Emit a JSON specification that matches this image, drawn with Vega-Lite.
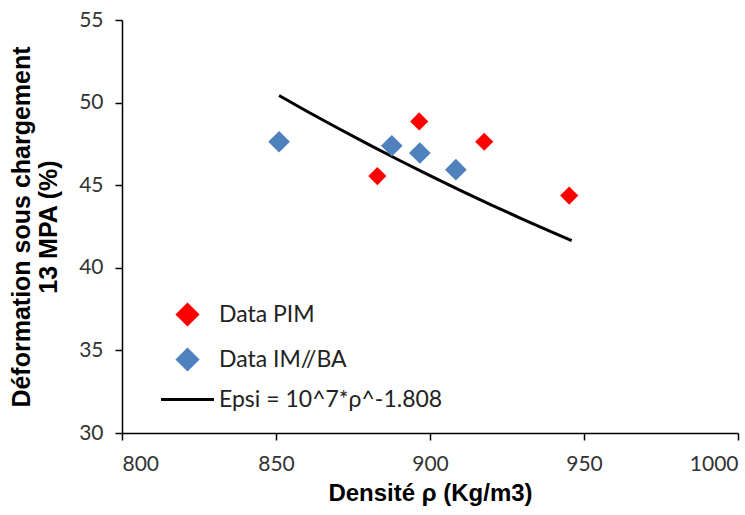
{
  "$schema": "https://vega.github.io/schema/vega-lite/v6.json",
  "autosize": {"type": "none"},
  "width": 616,
  "height": 413,
  "padding": {"left": 122, "top": 20, "right": 7, "bottom": 82},
  "background": "white",
  "config": {
    "view": {"stroke": null},
    "axis": {
      "grid": false,
      "domainColor": "black",
      "domainWidth": 1.5,
      "tickColor": "black",
      "tickWidth": 1.5,
      "tickSize": 7,
      "labelFont": "Lato",
      "labelFontSize": 21,
      "labelColor": "#333333",
      "titleFont": "Liberation Sans",
      "titleFontSize": 23,
      "titleFontWeight": "bold",
      "titleColor": "black"
    }
  },
  "datasets": {
    "pts": [
      {"rho": 882.9, "eps": 45.55, "s": "Data PIM"},
      {"rho": 896.5, "eps": 48.86, "s": "Data PIM"},
      {"rho": 917.6, "eps": 47.63, "s": "Data PIM"},
      {"rho": 945.2, "eps": 44.37, "s": "Data PIM"},
      {"rho": 851.0, "eps": 47.63, "s": "Data IM//BA"},
      {"rho": 887.6, "eps": 47.39, "s": "Data IM//BA"},
      {"rho": 896.7, "eps": 46.95, "s": "Data IM//BA"},
      {"rho": 908.4, "eps": 45.94, "s": "Data IM//BA"}
    ],
    "fit": [
      {"rho": 851, "eps": 50.43, "s": "Epsi = 10^7*ρ^-1.808"},
      {"rho": 860, "eps": 49.48, "s": "Epsi = 10^7*ρ^-1.808"},
      {"rho": 870, "eps": 48.46, "s": "Epsi = 10^7*ρ^-1.808"},
      {"rho": 880, "eps": 47.47, "s": "Epsi = 10^7*ρ^-1.808"},
      {"rho": 890, "eps": 46.51, "s": "Epsi = 10^7*ρ^-1.808"},
      {"rho": 900, "eps": 45.58, "s": "Epsi = 10^7*ρ^-1.808"},
      {"rho": 910, "eps": 44.67, "s": "Epsi = 10^7*ρ^-1.808"},
      {"rho": 920, "eps": 43.80, "s": "Epsi = 10^7*ρ^-1.808"},
      {"rho": 930, "eps": 42.95, "s": "Epsi = 10^7*ρ^-1.808"},
      {"rho": 940, "eps": 42.13, "s": "Epsi = 10^7*ρ^-1.808"},
      {"rho": 946, "eps": 41.65, "s": "Epsi = 10^7*ρ^-1.808"}
    ]
  },
  "encoding": {
    "x": {
      "field": "rho", "type": "quantitative",
      "scale": {"domain": [800, 1000], "nice": false, "zero": false},
      "axis": {"values": [800, 850, 900, 950, 1000], "format": "d", "title": "Densité ρ (Kg/m3)", "titleFontSize": 24, "labelPadding": 13, "titlePadding": 7}
    },
    "y": {
      "field": "eps", "type": "quantitative",
      "scale": {"domain": [30, 55], "nice": false, "zero": false},
      "axis": {"values": [30, 35, 40, 45, 50, 55], "title": ["Déformation sous chargement", "13 MPA (%)"], "titleFontSize": 25, "labelPadding": 12, "titlePadding": 17, "titleLineHeight": 27}
    },
    "color": {
      "field": "s", "type": "nominal",
      "scale": {
        "domain": ["Data PIM", "Data IM//BA", "Epsi = 10^7*ρ^-1.808"],
        "range": ["#FF0000", "#4F81BD", "#000000"]
      },
      "legend": {
        "title": null,
        "orient": "none",
        "legendX": 54,
        "legendY": 283,
        "padding": 0,
        "symbolSize": 400,
        "symbolType": "diamond",
        "labelFont": "Lato",
        "labelFontSize": 23,
        "labelLimit": 0,
        "labelColor": "#222222",
        "labelOffset": 20,
        "rowPadding": 12,
        "encode": {
          "symbols": {
            "update": {
              "shape": {"signal": "datum.value === 'Epsi = 10^7*ρ^-1.808' ? 'stroke' : 'diamond'"},
              "size": {"signal": "datum.value === 'Epsi = 10^7*ρ^-1.808' ? 2800 : 400"},
              "stroke": {"signal": "datum.value === 'Epsi = 10^7*ρ^-1.808' ? 'black' : 'transparent'"},
              "strokeWidth": {"value": 3},
              "fill": {"signal": "datum.value === 'Data PIM' ? '#FF0000' : (datum.value === 'Data IM//BA' ? '#4F81BD' : 'transparent')"},
              "opacity": {"value": 1},
              "fillOpacity": {"value": 1},
              "strokeOpacity": {"value": 1}
            }
          }
        }
      }
    }
  },
  "layer": [
    {
      "data": {"name": "fit"},
      "mark": {"type": "line", "strokeWidth": 3, "color": "black"},
      "encoding": {}
    },
    {
      "data": {"name": "pts"},
      "mark": {"type": "point", "shape": "diamond", "filled": true, "opacity": 1},
      "encoding": {
        "size": {
          "field": "s", "type": "nominal",
          "scale": {"domain": ["Data PIM", "Data IM//BA"], "range": [330, 470]},
          "legend": null
        }
      }
    }
  ]
}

__________________________________________________

Instructions for the task: Using the data above, write out every line exactly, leaving the images behind.

Expected answer:
Emit a JSON specification that matches this image, drawn with Vega-Lite.
{
  "$schema": "https://vega.github.io/schema/vega-lite/v6.json",
  "autosize": {"type": "none"},
  "width": 616,
  "height": 413,
  "padding": {"left": 122, "top": 20, "right": 7, "bottom": 82},
  "background": "white",
  "config": {
    "view": {"stroke": null},
    "axis": {
      "grid": false,
      "domainColor": "black",
      "domainWidth": 1.5,
      "tickColor": "black",
      "tickWidth": 1.5,
      "tickSize": 7,
      "labelFont": "Lato",
      "labelFontSize": 21,
      "labelColor": "#333333",
      "titleFont": "Liberation Sans",
      "titleFontSize": 23,
      "titleFontWeight": "bold",
      "titleColor": "black"
    }
  },
  "datasets": {
    "pts": [
      {"rho": 882.9, "eps": 45.55, "s": "Data PIM"},
      {"rho": 896.5, "eps": 48.86, "s": "Data PIM"},
      {"rho": 917.6, "eps": 47.63, "s": "Data PIM"},
      {"rho": 945.2, "eps": 44.37, "s": "Data PIM"},
      {"rho": 851.0, "eps": 47.63, "s": "Data IM//BA"},
      {"rho": 887.6, "eps": 47.39, "s": "Data IM//BA"},
      {"rho": 896.7, "eps": 46.95, "s": "Data IM//BA"},
      {"rho": 908.4, "eps": 45.94, "s": "Data IM//BA"}
    ],
    "fit": [
      {"rho": 851, "eps": 50.43, "s": "Epsi = 10^7*ρ^-1.808"},
      {"rho": 860, "eps": 49.48, "s": "Epsi = 10^7*ρ^-1.808"},
      {"rho": 870, "eps": 48.46, "s": "Epsi = 10^7*ρ^-1.808"},
      {"rho": 880, "eps": 47.47, "s": "Epsi = 10^7*ρ^-1.808"},
      {"rho": 890, "eps": 46.51, "s": "Epsi = 10^7*ρ^-1.808"},
      {"rho": 900, "eps": 45.58, "s": "Epsi = 10^7*ρ^-1.808"},
      {"rho": 910, "eps": 44.67, "s": "Epsi = 10^7*ρ^-1.808"},
      {"rho": 920, "eps": 43.80, "s": "Epsi = 10^7*ρ^-1.808"},
      {"rho": 930, "eps": 42.95, "s": "Epsi = 10^7*ρ^-1.808"},
      {"rho": 940, "eps": 42.13, "s": "Epsi = 10^7*ρ^-1.808"},
      {"rho": 946, "eps": 41.65, "s": "Epsi = 10^7*ρ^-1.808"}
    ]
  },
  "encoding": {
    "x": {
      "field": "rho", "type": "quantitative",
      "scale": {"domain": [800, 1000], "nice": false, "zero": false},
      "axis": {"values": [800, 850, 900, 950, 1000], "format": "d", "title": "Densité ρ (Kg/m3)", "titleFontSize": 24, "labelPadding": 13, "titlePadding": 7}
    },
    "y": {
      "field": "eps", "type": "quantitative",
      "scale": {"domain": [30, 55], "nice": false, "zero": false},
      "axis": {"values": [30, 35, 40, 45, 50, 55], "title": ["Déformation sous chargement", "13 MPA (%)"], "titleFontSize": 25, "labelPadding": 12, "titlePadding": 17, "titleLineHeight": 27}
    },
    "color": {
      "field": "s", "type": "nominal",
      "scale": {
        "domain": ["Data PIM", "Data IM//BA", "Epsi = 10^7*ρ^-1.808"],
        "range": ["#FF0000", "#4F81BD", "#000000"]
      },
      "legend": {
        "title": null,
        "orient": "none",
        "legendX": 54,
        "legendY": 283,
        "padding": 0,
        "symbolSize": 400,
        "symbolType": "diamond",
        "labelFont": "Lato",
        "labelFontSize": 23,
        "labelLimit": 0,
        "labelColor": "#222222",
        "labelOffset": 20,
        "rowPadding": 12,
        "encode": {
          "symbols": {
            "update": {
              "shape": {"signal": "datum.value === 'Epsi = 10^7*ρ^-1.808' ? 'stroke' : 'diamond'"},
              "size": {"signal": "datum.value === 'Epsi = 10^7*ρ^-1.808' ? 2800 : 400"},
              "stroke": {"signal": "datum.value === 'Epsi = 10^7*ρ^-1.808' ? 'black' : 'transparent'"},
              "strokeWidth": {"value": 3},
              "fill": {"signal": "datum.value === 'Data PIM' ? '#FF0000' : (datum.value === 'Data IM//BA' ? '#4F81BD' : 'transparent')"},
              "opacity": {"value": 1},
              "fillOpacity": {"value": 1},
              "strokeOpacity": {"value": 1}
            }
          }
        }
      }
    }
  },
  "layer": [
    {
      "data": {"name": "fit"},
      "mark": {"type": "line", "strokeWidth": 3, "color": "black"},
      "encoding": {}
    },
    {
      "data": {"name": "pts"},
      "mark": {"type": "point", "shape": "diamond", "filled": true, "opacity": 1},
      "encoding": {
        "size": {
          "field": "s", "type": "nominal",
          "scale": {"domain": ["Data PIM", "Data IM//BA"], "range": [330, 470]},
          "legend": null
        }
      }
    }
  ]
}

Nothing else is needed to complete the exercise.